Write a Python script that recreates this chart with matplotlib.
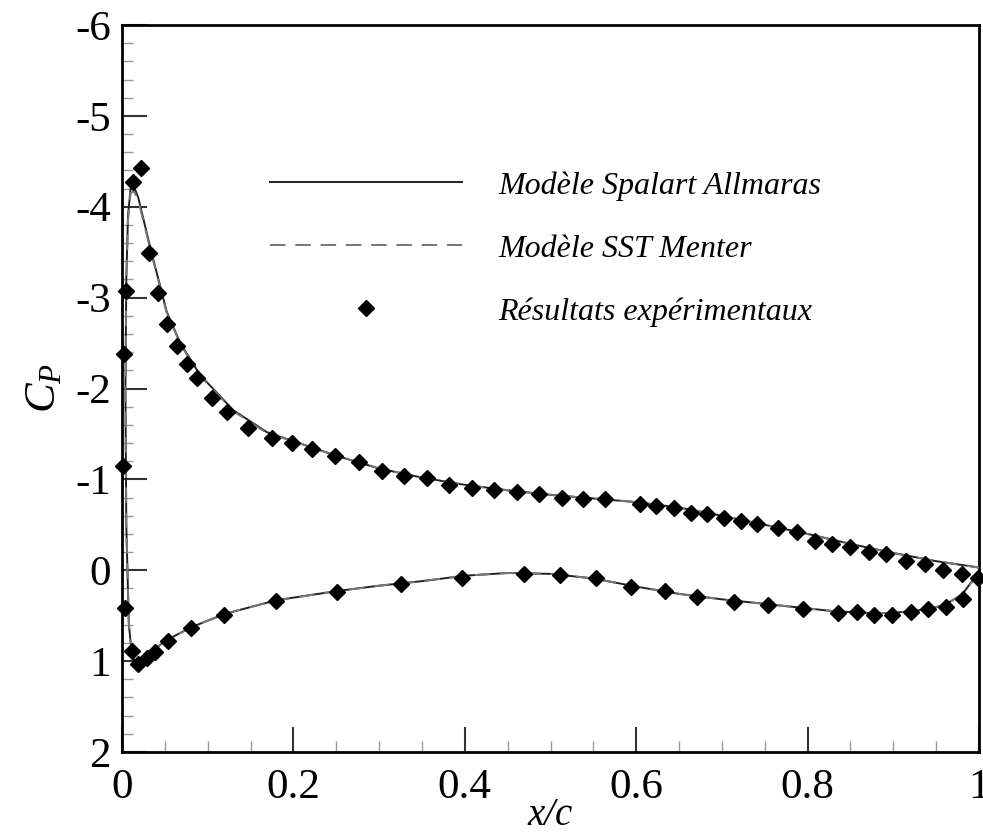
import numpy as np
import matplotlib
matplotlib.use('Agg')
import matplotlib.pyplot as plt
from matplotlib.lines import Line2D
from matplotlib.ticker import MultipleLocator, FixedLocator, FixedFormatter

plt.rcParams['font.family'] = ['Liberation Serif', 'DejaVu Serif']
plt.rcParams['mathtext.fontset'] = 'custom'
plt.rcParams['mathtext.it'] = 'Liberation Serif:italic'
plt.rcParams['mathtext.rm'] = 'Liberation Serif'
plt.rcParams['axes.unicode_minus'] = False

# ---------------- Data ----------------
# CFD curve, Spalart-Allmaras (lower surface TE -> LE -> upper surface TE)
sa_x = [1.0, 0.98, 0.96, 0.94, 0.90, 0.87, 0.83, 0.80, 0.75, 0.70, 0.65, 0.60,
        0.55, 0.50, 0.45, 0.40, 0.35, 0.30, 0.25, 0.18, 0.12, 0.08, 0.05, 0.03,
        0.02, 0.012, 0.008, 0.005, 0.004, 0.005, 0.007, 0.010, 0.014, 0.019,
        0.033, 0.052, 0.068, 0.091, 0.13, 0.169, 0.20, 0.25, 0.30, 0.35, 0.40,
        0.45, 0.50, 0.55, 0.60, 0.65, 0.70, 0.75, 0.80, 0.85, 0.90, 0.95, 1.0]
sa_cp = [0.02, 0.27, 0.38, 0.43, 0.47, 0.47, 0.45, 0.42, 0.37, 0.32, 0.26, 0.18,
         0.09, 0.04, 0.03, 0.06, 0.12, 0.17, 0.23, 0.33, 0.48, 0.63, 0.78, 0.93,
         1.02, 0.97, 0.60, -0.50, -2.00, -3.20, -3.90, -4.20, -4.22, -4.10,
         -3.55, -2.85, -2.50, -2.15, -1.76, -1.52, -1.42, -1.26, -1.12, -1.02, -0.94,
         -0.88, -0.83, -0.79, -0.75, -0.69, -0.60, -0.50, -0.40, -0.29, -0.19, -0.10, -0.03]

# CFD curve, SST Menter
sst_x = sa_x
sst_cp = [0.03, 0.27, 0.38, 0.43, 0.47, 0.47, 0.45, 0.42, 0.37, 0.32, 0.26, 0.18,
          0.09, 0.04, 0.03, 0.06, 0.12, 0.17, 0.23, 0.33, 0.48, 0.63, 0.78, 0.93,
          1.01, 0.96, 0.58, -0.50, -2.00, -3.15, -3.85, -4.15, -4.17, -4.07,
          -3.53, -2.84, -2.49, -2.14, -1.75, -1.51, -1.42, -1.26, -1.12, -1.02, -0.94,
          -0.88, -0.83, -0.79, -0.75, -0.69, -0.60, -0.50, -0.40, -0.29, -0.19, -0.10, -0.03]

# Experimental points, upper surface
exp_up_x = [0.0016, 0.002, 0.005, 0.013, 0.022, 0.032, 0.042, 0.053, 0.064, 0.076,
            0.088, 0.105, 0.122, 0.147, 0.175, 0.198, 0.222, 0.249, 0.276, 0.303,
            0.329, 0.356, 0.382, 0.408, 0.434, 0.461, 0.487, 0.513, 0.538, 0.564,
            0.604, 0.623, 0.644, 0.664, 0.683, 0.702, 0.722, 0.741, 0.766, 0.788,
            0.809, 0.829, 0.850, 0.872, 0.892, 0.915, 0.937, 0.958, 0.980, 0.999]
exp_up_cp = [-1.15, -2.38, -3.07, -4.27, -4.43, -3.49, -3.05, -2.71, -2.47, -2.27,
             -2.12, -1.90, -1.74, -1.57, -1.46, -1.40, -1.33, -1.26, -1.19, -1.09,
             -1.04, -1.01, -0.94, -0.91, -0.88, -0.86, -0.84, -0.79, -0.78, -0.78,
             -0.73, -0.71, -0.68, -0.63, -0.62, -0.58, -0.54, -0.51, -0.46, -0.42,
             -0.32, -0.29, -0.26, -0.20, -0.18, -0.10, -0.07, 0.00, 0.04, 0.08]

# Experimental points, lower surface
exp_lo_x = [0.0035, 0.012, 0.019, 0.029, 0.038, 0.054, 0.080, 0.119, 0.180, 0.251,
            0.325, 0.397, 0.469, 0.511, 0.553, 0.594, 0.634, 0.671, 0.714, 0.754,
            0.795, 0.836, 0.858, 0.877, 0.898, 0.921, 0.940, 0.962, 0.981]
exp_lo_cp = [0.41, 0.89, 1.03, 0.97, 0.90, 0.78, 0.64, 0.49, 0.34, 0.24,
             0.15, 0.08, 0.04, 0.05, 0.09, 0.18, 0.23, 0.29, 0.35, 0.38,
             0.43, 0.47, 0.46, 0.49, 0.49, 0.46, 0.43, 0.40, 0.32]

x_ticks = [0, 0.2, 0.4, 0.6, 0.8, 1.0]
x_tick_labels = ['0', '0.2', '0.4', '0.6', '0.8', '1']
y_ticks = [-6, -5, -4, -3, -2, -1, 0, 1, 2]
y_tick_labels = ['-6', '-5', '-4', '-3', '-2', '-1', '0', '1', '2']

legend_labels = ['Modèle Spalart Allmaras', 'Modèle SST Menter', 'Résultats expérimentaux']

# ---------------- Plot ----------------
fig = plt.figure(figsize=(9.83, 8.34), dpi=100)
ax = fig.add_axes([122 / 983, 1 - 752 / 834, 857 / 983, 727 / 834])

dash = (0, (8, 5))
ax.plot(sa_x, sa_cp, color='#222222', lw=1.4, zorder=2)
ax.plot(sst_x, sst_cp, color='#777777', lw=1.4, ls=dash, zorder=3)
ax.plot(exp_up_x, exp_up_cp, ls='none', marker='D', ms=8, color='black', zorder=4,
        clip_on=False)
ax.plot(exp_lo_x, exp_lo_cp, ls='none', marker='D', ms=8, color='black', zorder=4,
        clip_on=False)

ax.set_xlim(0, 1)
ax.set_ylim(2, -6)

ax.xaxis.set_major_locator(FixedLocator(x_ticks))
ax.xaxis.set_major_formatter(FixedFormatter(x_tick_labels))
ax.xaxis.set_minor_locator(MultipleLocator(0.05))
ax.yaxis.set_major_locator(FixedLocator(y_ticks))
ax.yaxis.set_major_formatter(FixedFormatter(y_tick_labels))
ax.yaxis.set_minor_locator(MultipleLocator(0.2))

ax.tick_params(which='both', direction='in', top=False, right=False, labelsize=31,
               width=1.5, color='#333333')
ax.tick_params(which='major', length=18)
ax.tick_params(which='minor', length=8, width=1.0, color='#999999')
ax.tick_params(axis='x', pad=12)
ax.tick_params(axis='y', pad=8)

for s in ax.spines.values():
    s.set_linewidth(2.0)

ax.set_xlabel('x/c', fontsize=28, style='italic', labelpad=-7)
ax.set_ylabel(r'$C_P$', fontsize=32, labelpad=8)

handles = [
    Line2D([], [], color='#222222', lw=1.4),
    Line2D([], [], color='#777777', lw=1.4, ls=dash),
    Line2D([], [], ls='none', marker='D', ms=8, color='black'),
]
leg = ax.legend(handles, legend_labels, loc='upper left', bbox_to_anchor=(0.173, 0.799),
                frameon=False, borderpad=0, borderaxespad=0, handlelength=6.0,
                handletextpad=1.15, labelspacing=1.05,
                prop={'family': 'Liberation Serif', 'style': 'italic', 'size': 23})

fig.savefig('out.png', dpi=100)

☆ ☆ ☆ ☆

Identify and copy lines that hold the string "matplotlib".

Write a Python script that recreates this chart with matplotlib.
import matplotlib
matplotlib.use('Agg')
import matplotlib.pyplot as plt
from matplotlib.lines import Line2D
from matplotlib.ticker import MultipleLocator, FixedLocator, FixedFormatter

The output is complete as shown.